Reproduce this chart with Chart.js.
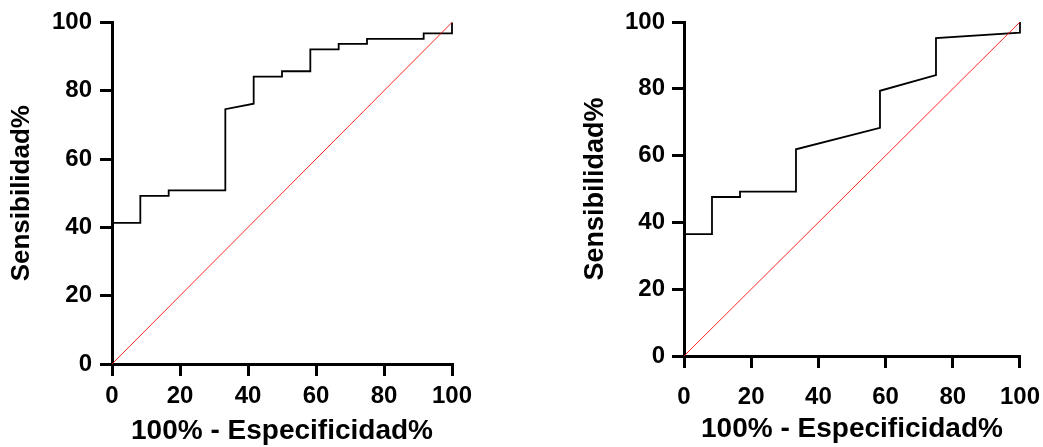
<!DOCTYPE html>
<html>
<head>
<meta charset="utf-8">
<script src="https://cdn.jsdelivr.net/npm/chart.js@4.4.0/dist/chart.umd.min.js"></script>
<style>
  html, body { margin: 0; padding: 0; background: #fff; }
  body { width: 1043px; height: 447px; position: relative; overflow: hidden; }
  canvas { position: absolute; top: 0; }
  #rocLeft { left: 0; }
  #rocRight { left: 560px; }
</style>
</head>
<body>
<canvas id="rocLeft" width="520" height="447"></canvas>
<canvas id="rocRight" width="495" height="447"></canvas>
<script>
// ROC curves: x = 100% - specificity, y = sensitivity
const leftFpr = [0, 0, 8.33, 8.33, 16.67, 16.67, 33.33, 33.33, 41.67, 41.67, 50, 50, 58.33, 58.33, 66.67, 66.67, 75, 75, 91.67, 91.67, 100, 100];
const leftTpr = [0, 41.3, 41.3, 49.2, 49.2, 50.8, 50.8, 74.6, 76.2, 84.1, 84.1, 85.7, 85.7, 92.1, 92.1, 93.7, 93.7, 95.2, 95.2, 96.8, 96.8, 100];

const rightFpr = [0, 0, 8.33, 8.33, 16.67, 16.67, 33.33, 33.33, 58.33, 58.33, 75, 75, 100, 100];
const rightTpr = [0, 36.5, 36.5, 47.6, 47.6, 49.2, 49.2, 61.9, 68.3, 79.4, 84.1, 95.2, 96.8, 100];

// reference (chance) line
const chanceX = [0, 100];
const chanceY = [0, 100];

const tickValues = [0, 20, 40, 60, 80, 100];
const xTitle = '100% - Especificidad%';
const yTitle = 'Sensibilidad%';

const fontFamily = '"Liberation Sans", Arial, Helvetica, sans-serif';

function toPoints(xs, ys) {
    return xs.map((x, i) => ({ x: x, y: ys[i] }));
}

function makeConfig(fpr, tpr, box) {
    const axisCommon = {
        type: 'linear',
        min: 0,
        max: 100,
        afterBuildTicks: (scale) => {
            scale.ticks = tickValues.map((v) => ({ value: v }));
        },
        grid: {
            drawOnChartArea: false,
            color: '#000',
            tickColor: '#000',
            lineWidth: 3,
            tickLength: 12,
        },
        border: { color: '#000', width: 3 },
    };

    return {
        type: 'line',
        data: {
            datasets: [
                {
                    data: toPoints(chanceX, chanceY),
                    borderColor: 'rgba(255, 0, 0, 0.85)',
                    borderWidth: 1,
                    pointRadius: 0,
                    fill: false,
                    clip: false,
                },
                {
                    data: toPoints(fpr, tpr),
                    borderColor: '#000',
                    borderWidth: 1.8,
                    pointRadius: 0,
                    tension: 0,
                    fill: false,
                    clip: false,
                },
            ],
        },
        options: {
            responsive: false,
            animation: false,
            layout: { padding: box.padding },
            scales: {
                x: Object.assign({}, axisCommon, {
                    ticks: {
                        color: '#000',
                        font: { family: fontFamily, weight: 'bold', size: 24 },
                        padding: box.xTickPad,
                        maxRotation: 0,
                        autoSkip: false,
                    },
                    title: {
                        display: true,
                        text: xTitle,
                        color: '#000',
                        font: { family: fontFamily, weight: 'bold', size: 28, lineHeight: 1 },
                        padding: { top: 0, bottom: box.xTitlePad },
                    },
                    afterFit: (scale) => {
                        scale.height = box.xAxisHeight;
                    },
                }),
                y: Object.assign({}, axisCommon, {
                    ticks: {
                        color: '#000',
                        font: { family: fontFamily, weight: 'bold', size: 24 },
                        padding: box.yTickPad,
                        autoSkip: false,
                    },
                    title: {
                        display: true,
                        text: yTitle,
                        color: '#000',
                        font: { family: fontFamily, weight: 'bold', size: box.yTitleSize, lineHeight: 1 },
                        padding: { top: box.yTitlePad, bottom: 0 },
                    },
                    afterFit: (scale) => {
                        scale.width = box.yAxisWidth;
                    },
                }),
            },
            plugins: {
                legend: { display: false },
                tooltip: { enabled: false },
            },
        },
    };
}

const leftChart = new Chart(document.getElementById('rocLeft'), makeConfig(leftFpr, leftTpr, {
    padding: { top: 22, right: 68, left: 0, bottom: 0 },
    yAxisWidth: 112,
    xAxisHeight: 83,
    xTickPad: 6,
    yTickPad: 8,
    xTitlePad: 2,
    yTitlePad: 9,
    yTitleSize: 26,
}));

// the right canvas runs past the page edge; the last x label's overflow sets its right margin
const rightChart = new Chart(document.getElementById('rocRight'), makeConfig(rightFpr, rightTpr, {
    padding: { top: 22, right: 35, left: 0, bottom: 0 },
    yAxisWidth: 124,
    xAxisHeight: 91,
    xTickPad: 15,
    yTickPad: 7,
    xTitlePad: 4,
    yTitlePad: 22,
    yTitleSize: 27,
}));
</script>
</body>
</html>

=====

▸ Exercise description
Each line above is to be copied verbatim. Drop any image from the copy.

▸ Solved problem
Reproduce this chart with Chart.js.
<!DOCTYPE html>
<html>
<head>
<meta charset="utf-8">
<script src="https://cdn.jsdelivr.net/npm/chart.js@4.4.0/dist/chart.umd.min.js"></script>
<style>
  html, body { margin: 0; padding: 0; background: #fff; }
  body { width: 1043px; height: 447px; position: relative; overflow: hidden; }
  canvas { position: absolute; top: 0; }
  #rocLeft { left: 0; }
  #rocRight { left: 560px; }
</style>
</head>
<body>
<canvas id="rocLeft" width="520" height="447"></canvas>
<canvas id="rocRight" width="495" height="447"></canvas>
<script>
// ROC curves: x = 100% - specificity, y = sensitivity
const leftFpr = [0, 0, 8.33, 8.33, 16.67, 16.67, 33.33, 33.33, 41.67, 41.67, 50, 50, 58.33, 58.33, 66.67, 66.67, 75, 75, 91.67, 91.67, 100, 100];
const leftTpr = [0, 41.3, 41.3, 49.2, 49.2, 50.8, 50.8, 74.6, 76.2, 84.1, 84.1, 85.7, 85.7, 92.1, 92.1, 93.7, 93.7, 95.2, 95.2, 96.8, 96.8, 100];

const rightFpr = [0, 0, 8.33, 8.33, 16.67, 16.67, 33.33, 33.33, 58.33, 58.33, 75, 75, 100, 100];
const rightTpr = [0, 36.5, 36.5, 47.6, 47.6, 49.2, 49.2, 61.9, 68.3, 79.4, 84.1, 95.2, 96.8, 100];

// reference (chance) line
const chanceX = [0, 100];
const chanceY = [0, 100];

const tickValues = [0, 20, 40, 60, 80, 100];
const xTitle = '100% - Especificidad%';
const yTitle = 'Sensibilidad%';

const fontFamily = '"Liberation Sans", Arial, Helvetica, sans-serif';

function toPoints(xs, ys) {
    return xs.map((x, i) => ({ x: x, y: ys[i] }));
}

function makeConfig(fpr, tpr, box) {
    const axisCommon = {
        type: 'linear',
        min: 0,
        max: 100,
        afterBuildTicks: (scale) => {
            scale.ticks = tickValues.map((v) => ({ value: v }));
        },
        grid: {
            drawOnChartArea: false,
            color: '#000',
            tickColor: '#000',
            lineWidth: 3,
            tickLength: 12,
        },
        border: { color: '#000', width: 3 },
    };

    return {
        type: 'line',
        data: {
            datasets: [
                {
                    data: toPoints(chanceX, chanceY),
                    borderColor: 'rgba(255, 0, 0, 0.85)',
                    borderWidth: 1,
                    pointRadius: 0,
                    fill: false,
                    clip: false,
                },
                {
                    data: toPoints(fpr, tpr),
                    borderColor: '#000',
                    borderWidth: 1.8,
                    pointRadius: 0,
                    tension: 0,
                    fill: false,
                    clip: false,
                },
            ],
        },
        options: {
            responsive: false,
            animation: false,
            layout: { padding: box.padding },
            scales: {
                x: Object.assign({}, axisCommon, {
                    ticks: {
                        color: '#000',
                        font: { family: fontFamily, weight: 'bold', size: 24 },
                        padding: box.xTickPad,
                        maxRotation: 0,
                        autoSkip: false,
                    },
                    title: {
                        display: true,
                        text: xTitle,
                        color: '#000',
                        font: { family: fontFamily, weight: 'bold', size: 28, lineHeight: 1 },
                        padding: { top: 0, bottom: box.xTitlePad },
                    },
                    afterFit: (scale) => {
                        scale.height = box.xAxisHeight;
                    },
                }),
                y: Object.assign({}, axisCommon, {
                    ticks: {
                        color: '#000',
                        font: { family: fontFamily, weight: 'bold', size: 24 },
                        padding: box.yTickPad,
                        autoSkip: false,
                    },
                    title: {
                        display: true,
                        text: yTitle,
                        color: '#000',
                        font: { family: fontFamily, weight: 'bold', size: box.yTitleSize, lineHeight: 1 },
                        padding: { top: box.yTitlePad, bottom: 0 },
                    },
                    afterFit: (scale) => {
                        scale.width = box.yAxisWidth;
                    },
                }),
            },
            plugins: {
                legend: { display: false },
                tooltip: { enabled: false },
            },
        },
    };
}

const leftChart = new Chart(document.getElementById('rocLeft'), makeConfig(leftFpr, leftTpr, {
    padding: { top: 22, right: 68, left: 0, bottom: 0 },
    yAxisWidth: 112,
    xAxisHeight: 83,
    xTickPad: 6,
    yTickPad: 8,
    xTitlePad: 2,
    yTitlePad: 9,
    yTitleSize: 26,
}));

// the right canvas runs past the page edge; the last x label's overflow sets its right margin
const rightChart = new Chart(document.getElementById('rocRight'), makeConfig(rightFpr, rightTpr, {
    padding: { top: 22, right: 35, left: 0, bottom: 0 },
    yAxisWidth: 124,
    xAxisHeight: 91,
    xTickPad: 15,
    yTickPad: 7,
    xTitlePad: 4,
    yTitlePad: 22,
    yTitleSize: 27,
}));
</script>
</body>
</html>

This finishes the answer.